Minister of Education
- In office 2 August 2012 – 16 July 2013
- Prime Minister: Hisham Qandil
- Preceded by: Gamal El-Araby
- Succeeded by: Mahmoud Abo El Nasr

Personal details
- Born: Ibrahim Ahmed Ghoneim Deif 29 October 1962 (age 63)
- Party: Independent
- Alma mater: Assuit University

= Ibrahim Ghoneim =

Egyptian politician

Ibrahim Ahmed Ghoneim Deif (born 29 October 1962) is an Egyptian academic and the former minister of education as part of the Qandil cabinet.

==Early life and education==
Deif was born on 29 October 1962. He received a bachelor of science degree in power mechanics from Assiut University in May 1984. He also obtained his master of science degree and PhD from the same university in 1990 and 1994, respectively. His field of speciality is curriculum design.

==Career==
Deif started his career as a teaching assistant at Assiut University in 1984. He worked at the same university at different posts until 2005. Then he began to work at Suez Canal University in 2005. He was elected as the dean of the faculty of education at Suez Canal University in 2008. Then he became the vice president of Suez Canal University for Suez Branch Affairs on 29 March 2012. His term will last until 28 March 2016.

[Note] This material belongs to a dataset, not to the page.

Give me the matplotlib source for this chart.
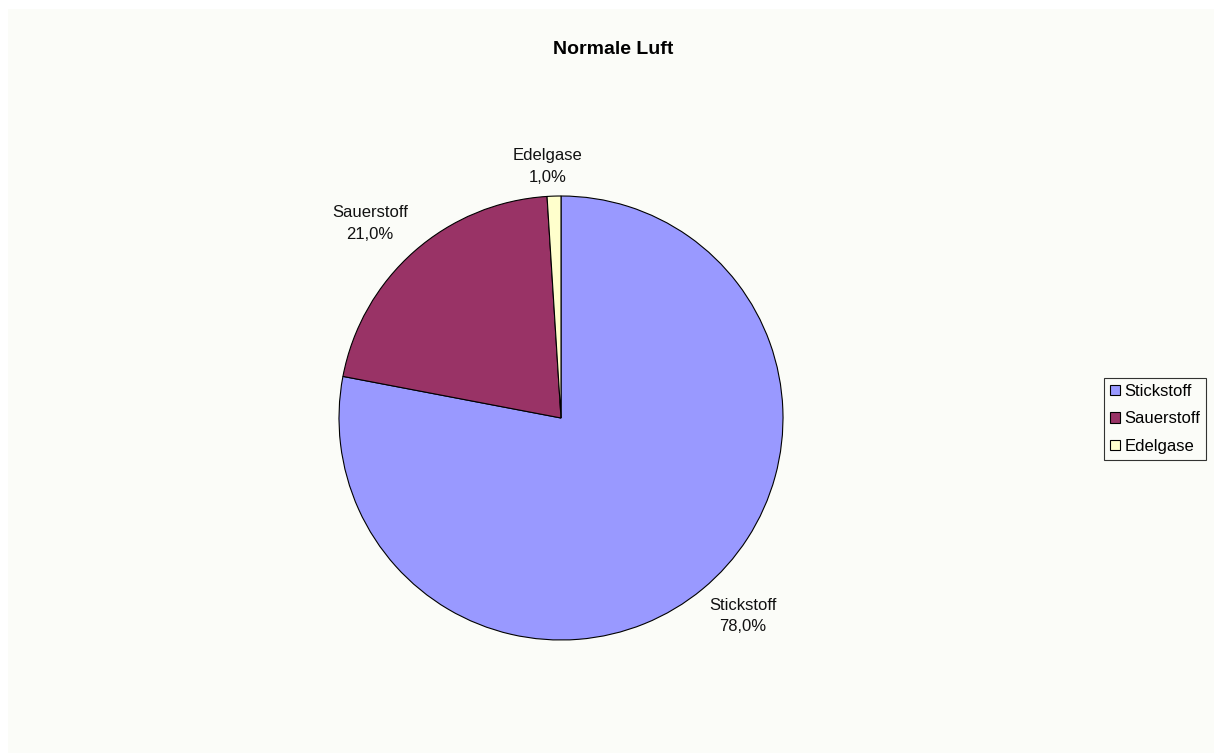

Deif was appointed Egypt's minister of education on 2 August 2012. He has no political affiliation, and therefore, was one of the independent ministers in the Qandil cabinet. His term ended on 16 July 2013 and Mahmoud Abo El Nasr replaced him in the post.

===Criticism===
In October 2012, Deif reported his acceptance of the corporal punishment in schools "as long as the beating is not severe and no stick is used." Upon his declaration, the Coalition for Children's Rights in Egypt submitted a lawsuit to Egypt's general prosecutor against Deif.